Unfortunately all my subterfuge was for naught because the woman who lives across the street that sells bread and food saw me rolling up in the car that was carrying the fridge and told Brondon. So the secret’s out. He’s already asked to see the fridge, and among other stupid questions, he asked (while the fridge’s door was wide open and the fridge empty) if it was plugged in and if someone had taught me how to use it.

Liz (the woman who sold me the fridge) herself bought it from Wendy, who was here in my village before I was, so it’s a venerable and time-worn machine. Singsung brand. Liz bought it for 80,000 CFA, and sold it to me for 50,000. (I don’t know how much they are "new".) Liz says if you freeze bananas you can blend them and make something that tastes remarkably like soft-serve ice cream. Suffice it to say that my taste buds have been whetted.

So this is the day my service utterly changes. Now I can buy canned things in bigger quantities and keep leftovers for later. I can cook and not have to consume it all within a day. I can have cold beverages. I’m really excited about the world of potentialities. It’s going to be grand.

That’s not all, either. Yaya explained to me that a lot of spices and herbs that I assumed didn’t exist in Cameroon are actually quite common. I’m sitting next to a bag of feuilles de l’oreillier or something like that, which are bay leaves, and while I was in Bafoussam I managed to buy thym, herbs de provence, menthe, and anise. (I forgot what it was but was able to figure it out because it tastes like licorice.) So I’m pretty thoroughly kitted out as far as feeding myself goes.
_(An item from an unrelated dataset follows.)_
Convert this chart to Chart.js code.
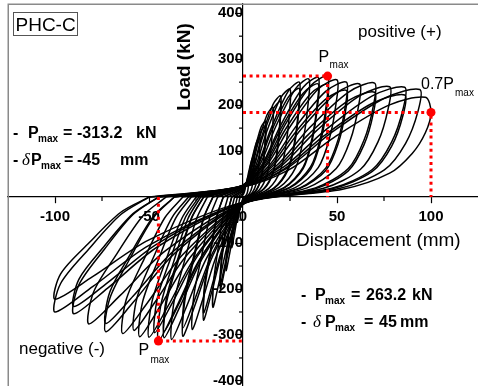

And since food, like alcohol, candy, and video games, is one of my best coping mechanisms, I’m that much better equipped for the remaining 294 days of my service.

In other news, Yaya’s got her own laptop now, a 14 or 15 inch Toshiba that her family managed to acquire for something like $350. I helped her transition the last of her data onto her new machine and picked up my little netbook jonah-hex. So if anyone (is still reading this and) needs to borrow my spare netbook, just let me know. In the meantime I guess I can still use it to play Desktop Dungeons!